Along with his compassion and respect for his subjects and his early use of colour in the recording of serious topics, it’s Graham’s ability to step outside established photographic conventions that have made him one of the pioneers of the medium in this country. His images of Belfast during the Troubles don’t confront the conflict head on with monochrome shots of riot-torn streets. instead they at first glance seem to be idyllic British landscapes. It’s only after looking further that the politics of the pictures become clear – a Union Jack hung high up in a tree; red white and blue paint splattered on the road.
Graham has also been unafraid to experiment with photography in conceptual and technical ways. In the series ‘American Night' (1998-2002) he placed images of rundown suburban American streets alongside views of the bland but pristine exteriors of more affluent homes. By underexposing some prints to the extent that they appear as pale, barely-there watercolours, and printing others in deep-contrast high colour, the references to the ‘whitewashing’ and invisibility of America’s poor, in all its connotations are cleverly implied without ever being obviously stated.
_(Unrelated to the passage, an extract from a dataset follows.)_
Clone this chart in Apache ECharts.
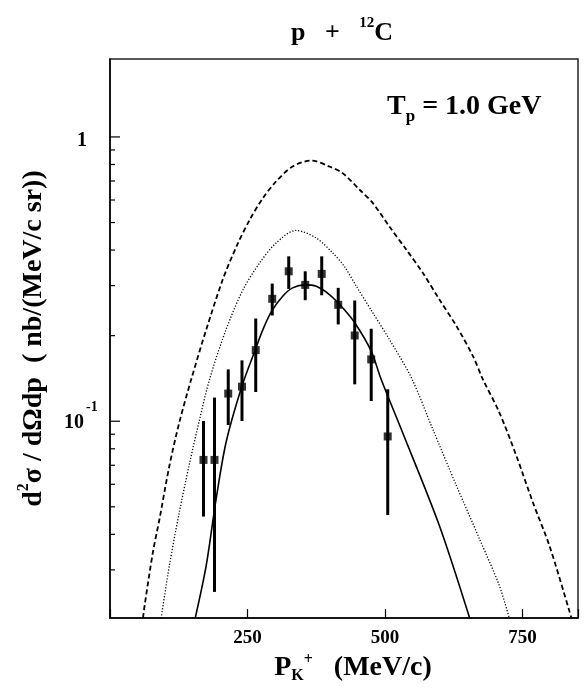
<!DOCTYPE html>
<html>
<head>
<meta charset="utf-8">
<script src="https://cdn.jsdelivr.net/npm/echarts@6/dist/echarts.min.js"></script>
<style>
  html, body { margin: 0; padding: 0; background: #fff; }
  #chart { width: 584px; height: 689px; }
</style>
</head>
<body>
<div id="chart"></div>
<script>
// data points (MeV/c, nb/(MeV/c sr))
const ptX = [170, 190, 215, 240, 265, 295, 325, 355, 385, 415, 445, 475, 505]
const ptY = [0.0731, 0.0731, 0.1251, 0.1323, 0.1779, 0.2695, 0.3368, 0.3017, 0.3298, 0.2567, 0.2003, 0.1650, 0.0884]
const errLo = [0.0462, 0.0251, 0.0970, 0.1002, 0.1267, 0.2355, 0.2921, 0.2665, 0.2774, 0.2190, 0.1348, 0.1178, 0.0468]
const errHi = [0.1002, 0.1211, 0.1522, 0.1637, 0.2298, 0.3049, 0.3802, 0.3368, 0.3802, 0.2945, 0.2659, 0.2115, 0.1295]

// solid curve
const solidX = [155, 175, 192, 211, 240, 264, 278, 294, 314, 332, 355, 375, 399, 423, 445, 475, 493, 532, 599, 654]
const solidY = [0.0203, 0.0311, 0.0518, 0.0842, 0.133, 0.178, 0.210, 0.2438, 0.2752, 0.2945, 0.3017, 0.2983, 0.279, 0.2506, 0.222, 0.1765, 0.1404, 0.0913, 0.0429, 0.0203]

// dotted curve
const dotX = [93, 108, 126, 145, 163, 181, 211, 242, 272, 302, 338, 375, 405, 426, 448, 478, 508, 548, 587, 630, 672, 708, 726]
const dotY = [0.0203, 0.0311, 0.0478, 0.0716, 0.1016, 0.1404, 0.210, 0.2905, 0.3603, 0.4236, 0.469, 0.441, 0.3908, 0.3506, 0.2983, 0.2406, 0.194, 0.1423, 0.0937, 0.0593, 0.0385, 0.0264, 0.0203]

// dashed curve
const dashX = [60, 63, 78, 90, 108, 126, 148, 175, 205, 230, 254, 278, 302, 332, 366, 399, 423, 454, 478, 508, 539, 569, 599, 630, 660, 678, 708, 739, 769, 799, 836, 839]
const dashY = [0.0203, 0.0225, 0.0346, 0.0453, 0.0697, 0.0990, 0.141, 0.210, 0.315, 0.412, 0.511, 0.609, 0.697, 0.787, 0.826, 0.787, 0.746, 0.652, 0.585, 0.484, 0.401, 0.332, 0.268, 0.216, 0.1695, 0.1404, 0.1073, 0.0755, 0.0518, 0.0365, 0.0213, 0.0203]

// axis
const xMin = 0
const xMax = 851
const xInterval = 250
const yMin = 0.0203
const yMax = 1.88
const yMajorTicks = [0.1, 1]
const yMinorTicks = [0.03, 0.04, 0.05, 0.06, 0.07, 0.08, 0.09, 0.2, 0.3, 0.4, 0.5, 0.6, 0.7, 0.8, 0.9]

const FONT = '"Liberation Serif", "DejaVu Serif", serif'

const chart = echarts.init(document.getElementById('chart'))

const zip = (xs, ys) => xs.map((x, i) => [x, ys[i]])

const tickData = yMajorTicks.map(v => [xMin, v, 10]).concat(yMinorTicks.map(v => [xMin, v, 5]))

chart.setOption({
  animation: false,
  backgroundColor: '#fff',
  title: [{
    text: '{a|p   +   }{s|12}{a|C}',
    left: 286,
    top: 11,
    textStyle: {
      rich: {
        a: { fontFamily: FONT, fontWeight: 'bold', fontSize: 26, color: '#000', lineHeight: 30, verticalAlign: 'bottom' },
        s: { fontFamily: FONT, fontWeight: 'bold', fontSize: 15, color: '#000', lineHeight: 15, verticalAlign: 'top' }
      }
    }
  }, {
    text: '{a|T}{s|p}{a| = 1.0 GeV}',
    left: 382,
    top: 88,
    textStyle: {
      rich: {
        a: { fontFamily: FONT, fontWeight: 'bold', fontSize: 28, color: '#000', lineHeight: 32, verticalAlign: 'top' },
        s: { fontFamily: FONT, fontWeight: 'bold', fontSize: 17, color: '#000', lineHeight: 17, verticalAlign: 'bottom' }
      }
    }
  }],
  grid: {
    left: 110,
    top: 59,
    right: 6,
    bottom: 70,
    show: true,
    borderColor: '#222',
    borderWidth: 1.5
  },
  xAxis: {
    type: 'value',
    min: xMin,
    max: xMax,
    interval: xInterval,
    name: '{a|P}{b|K}{c|+}{a|   (MeV/c)}',
    nameLocation: 'middle',
    nameGap: 28,
    nameTextStyle: {
      padding: [0, 0, 0, 18],
      rich: {
        a: { fontFamily: FONT, fontWeight: 'bold', fontSize: 28, color: '#000', lineHeight: 32 },
        b: { fontFamily: FONT, fontWeight: 'bold', fontSize: 16, color: '#000', lineHeight: 14, verticalAlign: 'bottom' },
        c: { fontFamily: FONT, fontWeight: 'bold', fontSize: 16, color: '#000', lineHeight: 18, verticalAlign: 'top' }
      }
    },
    axisLine: { lineStyle: { color: '#000', width: 1.5 } },
    axisTick: { inside: true, length: 9, lineStyle: { color: '#000', width: 1.2 } },
    axisLabel: {
      margin: 10,
      fontFamily: FONT,
      fontWeight: 'bold',
      fontSize: 19,
      color: '#000',
      formatter: v => (v > 0 && v % xInterval === 0 ? String(v) : '')
    },
    splitLine: { show: false }
  },
  yAxis: {
    type: 'log',
    logBase: 10,
    min: yMin,
    max: yMax,
    name: '{a|d}{s|2}{a|σ / dΩdp  ( nb/(MeV/c sr))}',
    nameLocation: 'middle',
    nameRotate: 90,
    nameGap: 62,
    nameTextStyle: {
      rich: {
        a: { fontFamily: FONT, fontWeight: 'bold', fontSize: 28, color: '#000', lineHeight: 32, verticalAlign: 'bottom' },
        s: { fontFamily: FONT, fontWeight: 'bold', fontSize: 16, color: '#000', lineHeight: 16, verticalAlign: 'top' }
      }
    },
    axisLine: { show: true, lineStyle: { color: '#000', width: 1.5 } },
    axisTick: { show: false },
    axisLabel: { show: false },
    splitLine: { show: false }
  },
  series: [{
    // y axis ticks
    type: 'custom',
    data: tickData,
    clip: false,
    silent: true,
    renderItem: (params, api) => {
      const p = api.coord([api.value(0), api.value(1)])
      const len = api.value(2)
      return {
        type: 'line',
        shape: { x1: p[0], y1: p[1], x2: p[0] + len, y2: p[1] },
        style: { stroke: '#000', lineWidth: 1.2 }
      }
    }
  }, {
    // y axis labels
    type: 'custom',
    data: yMajorTicks.map(v => [xMin, v]),
    clip: false,
    silent: true,
    renderItem: (params, api) => {
      const v = api.value(1)
      const p = api.coord([api.value(0), v])
      const st = { fontFamily: FONT, fontWeight: 'bold', fill: '#000', textVerticalAlign: 'middle' }
      if (v >= 1) {
        return {
          type: 'text',
          style: Object.assign({}, st, { text: '1', x: p[0] - 23, y: p[1] + 4, fontSize: 20, textAlign: 'right' })
        }
      }
      const exp = Math.round(Math.log10(v))
      return {
        type: 'group',
        children: [{
          type: 'text',
          style: Object.assign({}, st, { text: '10', x: p[0] - 26, y: p[1] + 2, fontSize: 20, textAlign: 'right' })
        }, {
          type: 'text',
          style: Object.assign({}, st, { text: String(exp), x: p[0] - 24, y: p[1] - 14, fontSize: 14, textAlign: 'left' })
        }]
      }
    }
  }, {
    type: 'line',
    data: zip(dashX, dashY),
    showSymbol: false,
    smooth: 0.3,
    lineStyle: { color: '#000', width: 1.8, type: [5, 3] }
  }, {
    type: 'line',
    data: zip(dotX, dotY),
    showSymbol: false,
    smooth: 0.3,
    lineStyle: { color: '#000', width: 1.3, type: [1.2, 1.8] }
  }, {
    type: 'line',
    data: zip(solidX, solidY),
    showSymbol: false,
    smooth: 0.3,
    lineStyle: { color: '#000', width: 1.6 }
  }, {
    // error bars
    type: 'custom',
    data: ptX.map((x, i) => [x, errLo[i], errHi[i]]),
    renderItem: (params, api) => {
      const a = api.coord([api.value(0), api.value(1)])
      const b = api.coord([api.value(0), api.value(2)])
      return {
        type: 'line',
        shape: { x1: a[0], y1: a[1], x2: b[0], y2: b[1] },
        style: { stroke: '#000', lineWidth: 3 }
      }
    }
  }, {
    type: 'scatter',
    data: zip(ptX, ptY),
    symbol: 'rect',
    symbolSize: 8,
    itemStyle: { color: '#000' }
  }]
})
</script>
</body>
</html>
If there’s an omission, it’s that there are none of Graham’s images from the ‘Paintings’ series here – those close-ups of smeared and graffitied toilet doors and walls that through Graham’s eye have been transformed into abstract paintings with hints of Twombly and Rothko (scatological subtext notwithtanding). And if there’s any feeling of dissatisfaction at the end, it’s in wanting to see more from each of Graham’s series of works.